Have a look at DVDDecrypter.
You can also use the tool DoItFast4u, which will automate demuxing and generate all your demuxed streams at once.

Have fun.

Waldok:cool:

ellrick
25th March 2003, 14:38
Update: After I posted my question I kept digging on the site, and the guide for DVD Decrypter looked encouraging. So I downloaded it and tried it on a short stream on one of my DVDs. I selected the Demux option, and the resulting files seem to work. The M2V file was named {something-very-weird}.M2V, so that one was easy to figure out, but there was no .WAV file. There was, however, a .VOB file that was the right size to contain the audio, so I got bold and renamed it to .WAV. Voila - I was able to pull both files into DVDit.

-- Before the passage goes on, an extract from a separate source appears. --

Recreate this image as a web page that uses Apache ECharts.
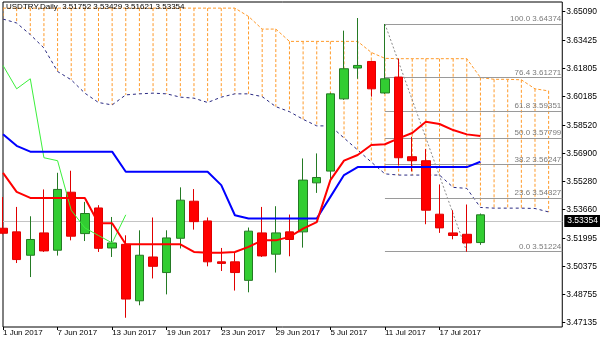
<!DOCTYPE html>
<html><head><meta charset="utf-8">
<script src="https://cdn.jsdelivr.net/npm/echarts@6/dist/echarts.min.js"></script>
<style>html,body{margin:0;padding:0;background:#fff}#c{width:600px;height:343px}</style>
</head><body><div id="c"></div>
<script>
const symbol = 'USDTRY', timeframe = 'Daily';
const dates = ["1 Jun 2017","2 Jun 2017","5 Jun 2017","6 Jun 2017","7 Jun 2017","8 Jun 2017","9 Jun 2017","12 Jun 2017","13 Jun 2017","14 Jun 2017","15 Jun 2017","16 Jun 2017","19 Jun 2017","20 Jun 2017","21 Jun 2017","22 Jun 2017","23 Jun 2017","26 Jun 2017","27 Jun 2017","28 Jun 2017","29 Jun 2017","30 Jun 2017","3 Jul 2017","4 Jul 2017","5 Jul 2017","6 Jul 2017","7 Jul 2017","10 Jul 2017","11 Jul 2017","12 Jul 2017","13 Jul 2017","14 Jul 2017","17 Jul 2017","18 Jul 2017","19 Jul 2017","20 Jul 2017","21 Jul 2017","24 Jul 2017","25 Jul 2017","26 Jul 2017","27 Jul 2017","28 Jul 2017"];
const open  = [3.5258,3.5237,3.5102,3.5231,3.5131,3.5466,3.5227,3.5375,3.5144,3.5165,3.4839,3.5092,3.5002,3.5200,3.5414,3.5300,3.5064,3.5064,3.4957,3.5231,3.5108,3.5237,3.5237,3.5520,3.5588,3.6005,3.6183,3.6221,3.6039,3.6131,3.5671,3.5648,3.5339,3.5231,3.5223,3.51752];
const close = [3.5229,3.5077,3.5193,3.5127,3.5482,3.5212,3.5343,3.5142,3.5173,3.4849,3.5102,3.5038,3.5202,3.5420,3.5296,3.5064,3.5055,3.5002,3.5241,3.5098,3.5231,3.5193,3.5536,3.5551,3.6034,3.6179,3.6198,3.6063,3.6121,3.5665,3.5648,3.5362,3.5260,3.5216,3.5173,3.53354];
const high  = [3.5438,3.5381,3.5327,3.5482,3.5578,3.5590,3.5410,3.5391,3.5323,3.5217,3.5246,3.5320,3.5246,3.5494,3.5484,3.5320,3.5144,3.5121,3.5262,3.5381,3.5385,3.5337,3.5661,3.5690,3.6040,3.6399,3.6472,3.6225,3.64374,3.6237,3.5786,3.5715,3.5511,3.5362,3.5395,3.53429];
const low   = [3.5223,3.5057,3.4976,3.5121,3.5100,3.5188,3.5184,3.5121,3.5092,3.4741,3.4813,3.4968,3.4876,3.5141,3.5250,3.5038,3.5011,3.4898,3.4888,3.5092,3.5002,3.5096,3.5146,3.5462,3.5526,3.5999,3.6121,3.6018,3.6034,3.5623,3.5586,3.5281,3.5231,3.5194,3.51224,3.51621];
const tenkan = [3.5578,3.5468,3.5433,3.5433,3.5433,3.5433,3.5433,3.5287,3.5287,3.5165,3.5165,3.5165,3.5165,3.5165,3.5121,3.5117,3.5117,3.5121,3.5150,3.5188,3.5188,3.5208,3.5256,3.5293,3.5536,3.5648,3.5681,3.5739,3.5743,3.5777,3.5808,3.5873,3.5860,3.5825,3.5800,3.5791];
const kijun = [3.5801,3.5734,3.5700,3.5700,3.5700,3.5700,3.5700,3.5700,3.5700,3.5584,3.5584,3.5584,3.5584,3.5584,3.5584,3.5584,3.5507,3.5333,3.5314,3.5314,3.5314,3.5314,3.5314,3.5314,3.5439,3.5565,3.5611,3.5611,3.5611,3.5611,3.5611,3.5611,3.5611,3.5611,3.5611,3.5642];
const spanUpper = [3.6529,3.6529,3.6529,3.6529,3.6529,3.6529,3.6529,3.6529,3.6529,3.6529,3.6529,3.6529,3.6529,3.6529,3.6529,3.6529,3.6529,3.6529,3.6481,3.6408,3.6408,3.6337,3.6337,3.6337,3.6337,3.6337,3.6337,3.6273,3.6239,3.6237,3.6237,3.6237,3.6237,3.6237,3.6237,3.6128,3.6118,3.6118,3.6115,3.6063,3.6051];
const spanLower = [3.6466,3.6443,3.6376,3.6299,3.6163,3.6115,3.6038,3.5984,3.5970,3.6028,3.6034,3.6038,3.6034,3.6015,3.6009,3.5984,3.6015,3.6034,3.6034,3.6018,3.5960,3.5931,3.5887,3.5849,3.5849,3.5779,3.5710,3.5640,3.5572,3.5565,3.5565,3.5565,3.5565,3.5494,3.5488,3.5378,3.5374,3.5374,3.5374,3.5372,3.5352];
const chikouShift = 26;
const fibLevels = ["0.0","23.6","38.2","50.0","61.8","76.4","100.0"];
const fibPrices = [3.51224,3.54327,3.56247,3.57799,3.59351,3.61271,3.64374];
const fibHighIndex = 28, fibLowIndex = 34;
const yTicks = [3.47135,3.48755,3.50375,3.51995,3.53660,3.55280,3.56900,3.58520,3.60185,3.61805,3.63425,3.65090];
const xLabelEvery = 4, xLastLabel = 32;

const yMin = 3.46876, yMax = 3.65644;
const ORANGE = '#ff9a2a', NAVY = '#2a2a82';
const FONT = 'Liberation Sans';

const N = dates.length;
const pad = a => { const o = a.slice(); while (o.length < N) o.push(null); return o; };
const candles = open.map((o, i) => [o, close[i], low[i], high[i]]);
const chikou = dates.map((d, i) => (i + chikouShift < close.length ? close[i + chikouShift] : null));
const last = close.length - 1;
const lastClose = close[last];
const showIdx = i => i % xLabelEvery === 0 && i <= xLastLabel;

const option = {
  animation: false,
  backgroundColor: '#fff',
  textStyle: { fontFamily: FONT },
  title: {
    text: symbol + ',' + timeframe + '  ' + [open[last], high[last], low[last], close[last]].map(v => v.toFixed(5)).join(' '),
    left: 6, top: 3, padding: 0,
    textStyle: { fontSize: 8, fontWeight: 'normal', color: '#000', fontFamily: FONT }
  },
  grid: { left: 2, right: 37, top: 2, bottom: 16, show: true, borderColor: '#000', borderWidth: 1, backgroundColor: '#fff' },
  xAxis: {
    type: 'category', data: dates, boundaryGap: false,
    axisLine: { show: false },
    axisTick: { show: true, length: 3, interval: (i) => showIdx(i), lineStyle: { color: '#000' } },
    axisLabel: { interval: (i) => showIdx(i), align: 'left', fontSize: 8, color: '#000', margin: 2, fontFamily: FONT, showMinLabel: true },
    splitLine: { show: false }
  },
  yAxis: {
    type: 'value', position: 'right', min: yMin, max: yMax,
    axisLine: { show: false }, splitLine: { show: false },
    axisTick: { show: true, length: 3, customValues: yTicks, lineStyle: { color: '#000' } },
    axisLabel: { customValues: yTicks, formatter: v => v.toFixed(5), fontSize: 8.5, color: '#000', margin: 4, fontFamily: FONT }
  },
  series: [
    {
      type: 'custom', silent: true, z: 1, clip: true,
      data: spanUpper.map((v, i) => [i, v, spanLower[i]]),
      encode: { x: 0, y: [1, 2] },
      renderItem: (params, api) => {
        const i = api.value(0);
        const a = api.coord([i, api.value(1)]);
        const b = api.coord([i, api.value(2)]);
        return { type: 'line', shape: { x1: a[0], y1: a[1], x2: b[0], y2: b[1] }, style: { stroke: ORANGE, lineWidth: 1, lineDash: [3, 2] } };
      }
    },
    { type: 'line', data: pad(spanUpper), showSymbol: false, silent: true, z: 2, lineStyle: { color: ORANGE, width: 1, type: [3, 2] } },
    { type: 'line', data: pad(spanLower), showSymbol: false, silent: true, z: 2, lineStyle: { color: NAVY, width: 1, type: [3, 3] } },
    {
      type: 'line', data: pad([]), showSymbol: false, silent: true, z: 2,
      markLine: {
        symbol: ['none', 'none'], silent: true, animation: false,
        lineStyle: { color: '#c4c4c4', type: 'solid', width: 1 },
        label: { show: true, position: 'end', formatter: lastClose.toFixed(5), backgroundColor: '#000', color: '#fff', padding: [2, 3, 1, 3], fontSize: 8.5, distance: 2, fontFamily: FONT },
        data: [{ yAxis: lastClose }]
      }
    },
    {
      type: 'line', showSymbol: false, silent: true, z: 3,
      data: [[dates[fibHighIndex], fibPrices[fibPrices.length - 1]], [dates[fibLowIndex], fibPrices[0]]],
      lineStyle: { color: '#8a8a8a', width: 1, type: [2, 2] },
      markLine: {
        symbol: ['none', 'none'], silent: true, animation: false,
        lineStyle: { color: '#9a9a9a', type: 'solid', width: 1 },
        label: { show: true, position: 'insideEndTop', color: '#7a7a7a', fontSize: 8, distance: [1, 1], fontFamily: FONT, formatter: p => p.name },
        data: fibPrices.map((p, k) => [
          { name: fibLevels[k] + ' ' + p.toFixed(5), coord: [dates[fibHighIndex], p] },
          { name: fibLevels[k] + ' ' + p.toFixed(5), coord: [dates[N - 1], p] }
        ])
      }
    },
    {
      type: 'candlestick', data: candles, barWidth: 9, z: 5, clip: true,
      itemStyle: { color: '#32cd32', color0: '#ff0000', borderColor: '#247a24', borderColor0: '#e00000', borderWidth: 1 }
    },
    { type: 'line', data: pad(chikou), showSymbol: false, silent: true, z: 6, lineStyle: { color: '#3cf03c', width: 1 } },
    { type: 'line', data: pad(kijun), showSymbol: false, silent: true, z: 6, lineStyle: { color: '#0000ff', width: 2 } },
    { type: 'line', data: pad(tenkan), showSymbol: false, silent: true, z: 6, lineStyle: { color: '#ff0000', width: 2 } }
  ]
};
const chart = echarts.init(document.getElementById('c'), null, { renderer: 'canvas' });
chart.setOption(option);
</script></body></html>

Is this the easiest way (or one of the easiest ways) to do this? And are there any pitfalls to look out for, like when I try bigger files (this one was only 30 seconds, but some of my streams are over 45 minutes)? If the answers are yes (it's a good method) and no (no known problems), then I may have answered my own question, and the post will merely remain for some other confused soul. Time to reclaim my hard drive! :D

One more question, more specific to authoring software: I understand that DVDit! PE allowing storing of non-video files on the DVD along with video. Does that mean that when I upgrade to PE I will be able to store the DVDit project file on my master DVD (the copy I keep for myself) and be able to recreate the entire project from the data on the DVD itself (i.e. no need to keep any files on my hard disk unless I want to re-edit the streams themselves in Premiere)? Or am I missing something?

Addendum: Chuckle, chuckle - while I was writing that, you answered, and you receommended doing what I ended up trying anyway. Thanks for the prompt response, and for confirmation that I am on the right track.